Some people used to say that they know how to use SPSS Statistics, but they do not know which type of analysis to use. The manufacturer of the tool may want to do something to include training in the initial setup so that the users know more about the tool that they are using.
In comparing the price of other products, SPSS Statistics is too expensive. Even when most of the universities in the Middle East have licenses for SPSS Statistics, they do not have licenses for the Modeler because of its price. This reduces the utility of the product.
I have had the opportunity to evaluate some tools. The differences are not always obvious in casual use.
For example, there are some little differences between SPSS and Minitab. If you want to make something called two-way ANOVA (Analysis of Variance), you can find it directly, and clearly in the Minitab interface. It is right in the menu and you can pick two-way ANOVA. But if you are thinking of two-way ANOVA using SPSS, you will not find it. You will find only one-way ANOVA. To make two-way ANOVA, you have to go to the general linear model, pick the univariate to use to obtain the two-way ANOVA. It is there and done a different way, it is just not called a two-way ANOVA. It is known as general linear model. The only problem is that the type of analysis is not known as two-way ANOVA in SPSS.
So the difference is not that this type of analysis is impossible in one product and not the other.

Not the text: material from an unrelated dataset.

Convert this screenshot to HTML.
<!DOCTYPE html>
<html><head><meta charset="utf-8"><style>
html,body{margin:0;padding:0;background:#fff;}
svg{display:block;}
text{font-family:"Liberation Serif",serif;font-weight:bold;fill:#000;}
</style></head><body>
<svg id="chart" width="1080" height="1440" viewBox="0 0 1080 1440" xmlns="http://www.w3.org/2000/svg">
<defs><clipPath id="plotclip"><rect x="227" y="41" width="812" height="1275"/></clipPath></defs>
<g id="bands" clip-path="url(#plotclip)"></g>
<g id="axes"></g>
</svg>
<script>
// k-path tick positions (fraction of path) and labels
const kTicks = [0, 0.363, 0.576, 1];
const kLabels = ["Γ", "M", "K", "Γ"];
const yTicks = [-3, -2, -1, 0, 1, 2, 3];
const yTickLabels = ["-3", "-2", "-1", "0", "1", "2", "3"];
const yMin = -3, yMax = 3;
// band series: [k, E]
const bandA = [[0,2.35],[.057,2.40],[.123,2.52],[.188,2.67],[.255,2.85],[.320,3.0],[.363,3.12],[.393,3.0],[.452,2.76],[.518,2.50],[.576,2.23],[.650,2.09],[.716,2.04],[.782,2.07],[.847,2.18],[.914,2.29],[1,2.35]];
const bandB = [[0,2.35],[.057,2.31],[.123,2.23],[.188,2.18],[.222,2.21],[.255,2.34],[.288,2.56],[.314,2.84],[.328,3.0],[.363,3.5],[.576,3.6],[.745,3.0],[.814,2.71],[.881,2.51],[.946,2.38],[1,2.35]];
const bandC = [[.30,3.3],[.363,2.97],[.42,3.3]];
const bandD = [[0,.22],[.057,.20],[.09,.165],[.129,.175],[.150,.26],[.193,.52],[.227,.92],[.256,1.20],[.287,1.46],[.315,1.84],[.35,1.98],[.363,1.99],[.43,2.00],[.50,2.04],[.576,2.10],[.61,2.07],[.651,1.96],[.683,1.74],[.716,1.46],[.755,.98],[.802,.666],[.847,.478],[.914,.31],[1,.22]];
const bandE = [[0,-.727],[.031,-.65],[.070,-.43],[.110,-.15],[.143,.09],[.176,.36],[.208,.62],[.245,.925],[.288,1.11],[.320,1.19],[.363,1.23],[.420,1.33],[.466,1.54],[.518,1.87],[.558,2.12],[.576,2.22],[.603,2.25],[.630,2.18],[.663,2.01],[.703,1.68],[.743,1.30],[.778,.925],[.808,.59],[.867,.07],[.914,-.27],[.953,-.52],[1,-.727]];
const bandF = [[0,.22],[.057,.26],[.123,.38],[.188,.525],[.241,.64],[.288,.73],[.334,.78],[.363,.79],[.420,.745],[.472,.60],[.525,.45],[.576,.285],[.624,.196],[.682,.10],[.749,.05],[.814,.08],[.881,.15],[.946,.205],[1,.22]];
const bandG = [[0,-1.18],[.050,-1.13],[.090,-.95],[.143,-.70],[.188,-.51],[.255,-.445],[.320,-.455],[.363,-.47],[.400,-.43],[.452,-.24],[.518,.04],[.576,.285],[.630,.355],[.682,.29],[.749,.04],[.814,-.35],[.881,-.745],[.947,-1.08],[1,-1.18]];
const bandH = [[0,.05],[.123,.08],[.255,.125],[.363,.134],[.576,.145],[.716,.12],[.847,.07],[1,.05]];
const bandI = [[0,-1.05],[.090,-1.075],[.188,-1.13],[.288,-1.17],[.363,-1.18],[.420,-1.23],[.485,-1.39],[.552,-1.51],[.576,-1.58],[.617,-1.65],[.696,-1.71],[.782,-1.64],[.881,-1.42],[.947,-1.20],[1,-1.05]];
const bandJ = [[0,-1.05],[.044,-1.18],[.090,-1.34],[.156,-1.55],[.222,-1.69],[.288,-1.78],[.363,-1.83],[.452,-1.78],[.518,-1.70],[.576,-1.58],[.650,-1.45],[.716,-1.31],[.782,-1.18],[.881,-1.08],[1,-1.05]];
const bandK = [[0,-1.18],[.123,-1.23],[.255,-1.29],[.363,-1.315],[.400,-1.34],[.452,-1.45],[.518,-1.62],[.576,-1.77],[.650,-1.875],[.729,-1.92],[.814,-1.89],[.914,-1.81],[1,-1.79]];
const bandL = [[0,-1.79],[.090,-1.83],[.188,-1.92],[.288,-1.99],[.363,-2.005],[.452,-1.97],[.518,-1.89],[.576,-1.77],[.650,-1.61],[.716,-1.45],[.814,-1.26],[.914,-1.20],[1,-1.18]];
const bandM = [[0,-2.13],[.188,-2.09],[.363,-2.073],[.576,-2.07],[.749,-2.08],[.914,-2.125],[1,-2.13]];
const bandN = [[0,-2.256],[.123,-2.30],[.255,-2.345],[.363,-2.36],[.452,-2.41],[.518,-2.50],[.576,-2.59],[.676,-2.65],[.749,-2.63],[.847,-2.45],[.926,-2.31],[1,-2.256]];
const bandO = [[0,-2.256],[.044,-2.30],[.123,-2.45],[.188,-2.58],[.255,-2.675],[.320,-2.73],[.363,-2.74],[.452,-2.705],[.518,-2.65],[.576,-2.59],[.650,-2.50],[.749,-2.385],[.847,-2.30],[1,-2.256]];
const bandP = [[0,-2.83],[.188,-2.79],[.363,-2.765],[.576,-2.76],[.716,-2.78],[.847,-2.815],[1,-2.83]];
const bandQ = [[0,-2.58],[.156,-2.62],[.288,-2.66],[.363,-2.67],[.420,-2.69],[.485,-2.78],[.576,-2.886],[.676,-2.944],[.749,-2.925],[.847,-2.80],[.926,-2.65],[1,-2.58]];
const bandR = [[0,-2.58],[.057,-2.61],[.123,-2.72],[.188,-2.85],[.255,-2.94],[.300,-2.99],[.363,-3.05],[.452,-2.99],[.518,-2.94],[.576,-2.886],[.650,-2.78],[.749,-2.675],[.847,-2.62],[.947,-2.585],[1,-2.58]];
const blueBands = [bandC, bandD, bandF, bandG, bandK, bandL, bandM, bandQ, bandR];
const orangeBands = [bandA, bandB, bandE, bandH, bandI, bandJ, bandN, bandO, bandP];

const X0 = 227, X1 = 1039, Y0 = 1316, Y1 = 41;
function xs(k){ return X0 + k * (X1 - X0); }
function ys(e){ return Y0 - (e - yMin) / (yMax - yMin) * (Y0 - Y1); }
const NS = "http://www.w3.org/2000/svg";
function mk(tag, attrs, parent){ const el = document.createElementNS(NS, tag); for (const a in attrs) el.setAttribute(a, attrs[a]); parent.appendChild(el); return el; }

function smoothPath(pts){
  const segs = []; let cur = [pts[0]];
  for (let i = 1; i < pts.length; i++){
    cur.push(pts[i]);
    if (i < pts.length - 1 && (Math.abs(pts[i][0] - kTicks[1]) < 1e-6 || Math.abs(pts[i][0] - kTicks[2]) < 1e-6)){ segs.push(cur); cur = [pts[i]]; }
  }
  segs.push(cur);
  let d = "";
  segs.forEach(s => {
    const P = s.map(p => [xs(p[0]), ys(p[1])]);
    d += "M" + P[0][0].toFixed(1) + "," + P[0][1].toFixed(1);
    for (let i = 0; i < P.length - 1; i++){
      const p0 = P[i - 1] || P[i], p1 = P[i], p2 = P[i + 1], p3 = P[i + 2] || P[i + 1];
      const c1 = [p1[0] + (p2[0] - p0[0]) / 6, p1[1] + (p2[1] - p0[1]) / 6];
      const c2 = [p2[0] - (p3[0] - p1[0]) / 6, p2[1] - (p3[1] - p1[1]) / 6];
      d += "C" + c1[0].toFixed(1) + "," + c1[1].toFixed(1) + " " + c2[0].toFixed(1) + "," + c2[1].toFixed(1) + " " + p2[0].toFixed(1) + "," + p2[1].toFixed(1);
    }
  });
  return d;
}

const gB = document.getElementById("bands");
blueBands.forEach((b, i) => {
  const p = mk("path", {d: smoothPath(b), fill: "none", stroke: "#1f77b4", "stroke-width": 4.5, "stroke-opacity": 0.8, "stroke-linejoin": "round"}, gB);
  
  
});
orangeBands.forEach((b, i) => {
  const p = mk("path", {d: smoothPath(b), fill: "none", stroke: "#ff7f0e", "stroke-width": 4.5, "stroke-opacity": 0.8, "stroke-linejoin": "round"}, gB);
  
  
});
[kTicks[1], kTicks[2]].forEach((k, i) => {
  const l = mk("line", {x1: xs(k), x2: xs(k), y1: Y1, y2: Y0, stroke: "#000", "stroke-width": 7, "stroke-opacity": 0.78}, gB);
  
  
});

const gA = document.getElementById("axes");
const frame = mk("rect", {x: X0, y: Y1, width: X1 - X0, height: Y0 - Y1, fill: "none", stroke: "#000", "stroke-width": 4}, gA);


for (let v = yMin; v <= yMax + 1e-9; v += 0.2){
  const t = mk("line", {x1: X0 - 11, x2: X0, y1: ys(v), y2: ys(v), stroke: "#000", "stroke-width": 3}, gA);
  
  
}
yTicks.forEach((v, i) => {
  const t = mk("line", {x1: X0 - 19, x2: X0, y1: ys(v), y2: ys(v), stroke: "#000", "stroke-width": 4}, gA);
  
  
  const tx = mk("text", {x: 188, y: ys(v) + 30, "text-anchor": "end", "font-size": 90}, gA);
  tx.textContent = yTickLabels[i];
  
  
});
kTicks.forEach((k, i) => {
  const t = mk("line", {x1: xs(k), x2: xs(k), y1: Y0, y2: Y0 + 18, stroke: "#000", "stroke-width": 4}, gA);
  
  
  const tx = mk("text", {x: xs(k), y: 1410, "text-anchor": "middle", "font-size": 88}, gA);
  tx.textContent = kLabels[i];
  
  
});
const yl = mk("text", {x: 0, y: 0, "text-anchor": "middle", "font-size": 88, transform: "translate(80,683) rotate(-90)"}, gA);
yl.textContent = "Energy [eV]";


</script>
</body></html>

On a scale from one to ten where one is the worst and ten is the best, I would rate IBM SPSS Statistics between eight and nine. If they add some automation with time series and regression analysis exactly as they did with the linear regression, it would be a much better tool. If you open the regression modeling, the first item you will find is an automatic linear model. It uses the best technique, which is either is forward analysis or is stepwise. It can anticipate the user's needs and train at the same time. Some additional capabilities of this sort will push the tool forward as well as empowering the users.